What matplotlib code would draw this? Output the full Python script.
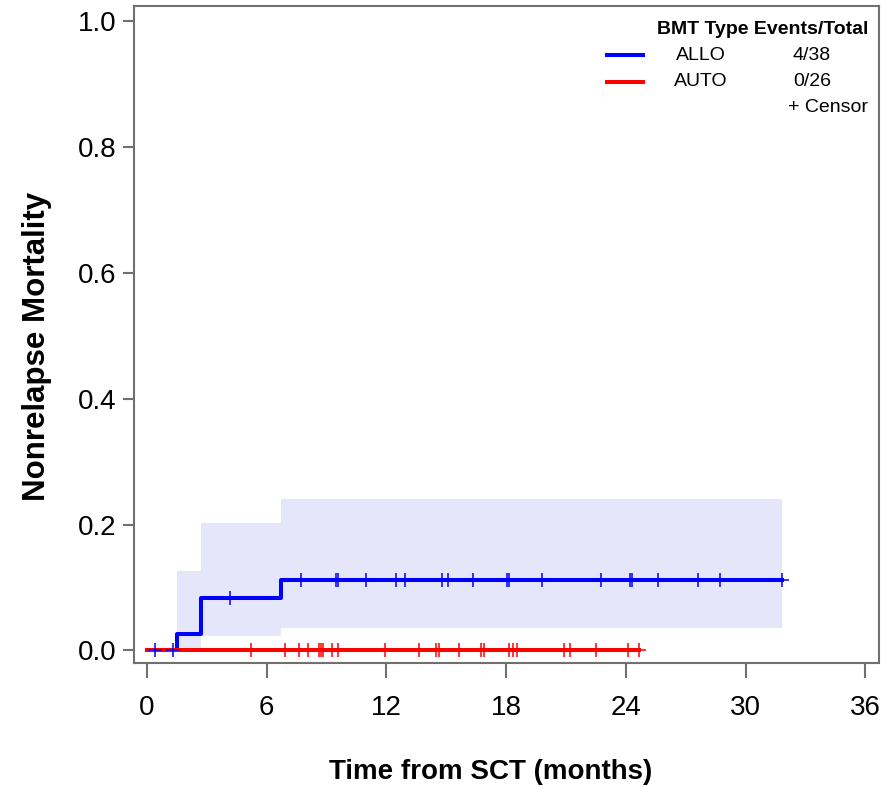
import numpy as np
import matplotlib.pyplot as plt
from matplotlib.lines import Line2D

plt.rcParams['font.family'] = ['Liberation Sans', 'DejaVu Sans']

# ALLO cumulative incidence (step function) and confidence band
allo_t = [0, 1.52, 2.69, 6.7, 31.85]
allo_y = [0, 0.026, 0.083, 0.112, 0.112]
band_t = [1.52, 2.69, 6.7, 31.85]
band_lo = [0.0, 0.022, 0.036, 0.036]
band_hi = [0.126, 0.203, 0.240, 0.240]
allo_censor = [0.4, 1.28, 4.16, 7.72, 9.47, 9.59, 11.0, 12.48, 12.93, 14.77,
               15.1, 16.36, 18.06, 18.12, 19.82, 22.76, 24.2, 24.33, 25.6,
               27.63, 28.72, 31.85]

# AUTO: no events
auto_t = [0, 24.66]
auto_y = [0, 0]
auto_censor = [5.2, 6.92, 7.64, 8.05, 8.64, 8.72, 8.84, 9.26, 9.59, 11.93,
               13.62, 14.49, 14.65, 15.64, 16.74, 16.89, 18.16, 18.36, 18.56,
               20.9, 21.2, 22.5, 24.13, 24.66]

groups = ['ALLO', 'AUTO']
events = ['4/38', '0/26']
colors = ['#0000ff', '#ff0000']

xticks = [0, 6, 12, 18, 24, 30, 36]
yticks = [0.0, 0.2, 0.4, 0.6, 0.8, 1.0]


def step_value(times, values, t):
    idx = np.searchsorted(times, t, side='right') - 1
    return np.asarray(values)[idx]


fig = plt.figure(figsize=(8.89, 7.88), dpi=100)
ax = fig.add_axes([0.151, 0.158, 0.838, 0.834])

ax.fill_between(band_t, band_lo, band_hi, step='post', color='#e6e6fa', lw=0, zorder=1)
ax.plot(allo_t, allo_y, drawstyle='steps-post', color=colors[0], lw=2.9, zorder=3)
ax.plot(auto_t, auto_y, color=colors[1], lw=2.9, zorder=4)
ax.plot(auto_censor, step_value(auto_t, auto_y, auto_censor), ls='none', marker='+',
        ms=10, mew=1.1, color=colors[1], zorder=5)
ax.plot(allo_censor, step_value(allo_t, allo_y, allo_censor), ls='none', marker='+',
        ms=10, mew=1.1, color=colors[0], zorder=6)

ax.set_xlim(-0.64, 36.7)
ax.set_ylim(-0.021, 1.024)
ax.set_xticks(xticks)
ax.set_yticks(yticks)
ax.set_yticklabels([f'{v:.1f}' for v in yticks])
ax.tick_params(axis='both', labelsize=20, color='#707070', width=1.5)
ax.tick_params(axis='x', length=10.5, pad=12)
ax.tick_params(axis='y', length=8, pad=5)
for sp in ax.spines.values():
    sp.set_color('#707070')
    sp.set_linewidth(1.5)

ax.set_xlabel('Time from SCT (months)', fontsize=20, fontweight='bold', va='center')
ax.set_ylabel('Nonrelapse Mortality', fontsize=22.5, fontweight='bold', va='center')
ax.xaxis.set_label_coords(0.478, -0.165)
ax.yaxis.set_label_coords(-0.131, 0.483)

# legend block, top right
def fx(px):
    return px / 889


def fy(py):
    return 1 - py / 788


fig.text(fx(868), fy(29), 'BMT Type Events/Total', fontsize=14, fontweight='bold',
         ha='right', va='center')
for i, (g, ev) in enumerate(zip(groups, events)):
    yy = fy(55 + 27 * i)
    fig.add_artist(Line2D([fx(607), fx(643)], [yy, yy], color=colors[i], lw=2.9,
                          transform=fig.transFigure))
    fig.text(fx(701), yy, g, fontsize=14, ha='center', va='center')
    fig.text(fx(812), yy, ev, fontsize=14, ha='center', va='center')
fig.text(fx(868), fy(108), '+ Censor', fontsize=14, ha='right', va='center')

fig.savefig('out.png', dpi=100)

*Exercise instructions*:
Set down the complete material exactly, but do not include the images.

*Response to this exercise*:
What matplotlib code would draw this? Output the full Python script.
import numpy as np
import matplotlib.pyplot as plt
from matplotlib.lines import Line2D

plt.rcParams['font.family'] = ['Liberation Sans', 'DejaVu Sans']

# ALLO cumulative incidence (step function) and confidence band
allo_t = [0, 1.52, 2.69, 6.7, 31.85]
allo_y = [0, 0.026, 0.083, 0.112, 0.112]
band_t = [1.52, 2.69, 6.7, 31.85]
band_lo = [0.0, 0.022, 0.036, 0.036]
band_hi = [0.126, 0.203, 0.240, 0.240]
allo_censor = [0.4, 1.28, 4.16, 7.72, 9.47, 9.59, 11.0, 12.48, 12.93, 14.77,
               15.1, 16.36, 18.06, 18.12, 19.82, 22.76, 24.2, 24.33, 25.6,
               27.63, 28.72, 31.85]

# AUTO: no events
auto_t = [0, 24.66]
auto_y = [0, 0]
auto_censor = [5.2, 6.92, 7.64, 8.05, 8.64, 8.72, 8.84, 9.26, 9.59, 11.93,
               13.62, 14.49, 14.65, 15.64, 16.74, 16.89, 18.16, 18.36, 18.56,
               20.9, 21.2, 22.5, 24.13, 24.66]

groups = ['ALLO', 'AUTO']
events = ['4/38', '0/26']
colors = ['#0000ff', '#ff0000']

xticks = [0, 6, 12, 18, 24, 30, 36]
yticks = [0.0, 0.2, 0.4, 0.6, 0.8, 1.0]


def step_value(times, values, t):
    idx = np.searchsorted(times, t, side='right') - 1
    return np.asarray(values)[idx]


fig = plt.figure(figsize=(8.89, 7.88), dpi=100)
ax = fig.add_axes([0.151, 0.158, 0.838, 0.834])

ax.fill_between(band_t, band_lo, band_hi, step='post', color='#e6e6fa', lw=0, zorder=1)
ax.plot(allo_t, allo_y, drawstyle='steps-post', color=colors[0], lw=2.9, zorder=3)
ax.plot(auto_t, auto_y, color=colors[1], lw=2.9, zorder=4)
ax.plot(auto_censor, step_value(auto_t, auto_y, auto_censor), ls='none', marker='+',
        ms=10, mew=1.1, color=colors[1], zorder=5)
ax.plot(allo_censor, step_value(allo_t, allo_y, allo_censor), ls='none', marker='+',
        ms=10, mew=1.1, color=colors[0], zorder=6)

ax.set_xlim(-0.64, 36.7)
ax.set_ylim(-0.021, 1.024)
ax.set_xticks(xticks)
ax.set_yticks(yticks)
ax.set_yticklabels([f'{v:.1f}' for v in yticks])
ax.tick_params(axis='both', labelsize=20, color='#707070', width=1.5)
ax.tick_params(axis='x', length=10.5, pad=12)
ax.tick_params(axis='y', length=8, pad=5)
for sp in ax.spines.values():
    sp.set_color('#707070')
    sp.set_linewidth(1.5)

ax.set_xlabel('Time from SCT (months)', fontsize=20, fontweight='bold', va='center')
ax.set_ylabel('Nonrelapse Mortality', fontsize=22.5, fontweight='bold', va='center')
ax.xaxis.set_label_coords(0.478, -0.165)
ax.yaxis.set_label_coords(-0.131, 0.483)

# legend block, top right
def fx(px):
    return px / 889


def fy(py):
    return 1 - py / 788


fig.text(fx(868), fy(29), 'BMT Type Events/Total', fontsize=14, fontweight='bold',
         ha='right', va='center')
for i, (g, ev) in enumerate(zip(groups, events)):
    yy = fy(55 + 27 * i)
    fig.add_artist(Line2D([fx(607), fx(643)], [yy, yy], color=colors[i], lw=2.9,
                          transform=fig.transFigure))
    fig.text(fx(701), yy, g, fontsize=14, ha='center', va='center')
    fig.text(fx(812), yy, ev, fontsize=14, ha='center', va='center')
fig.text(fx(868), fy(108), '+ Censor', fontsize=14, ha='right', va='center')

fig.savefig('out.png', dpi=100)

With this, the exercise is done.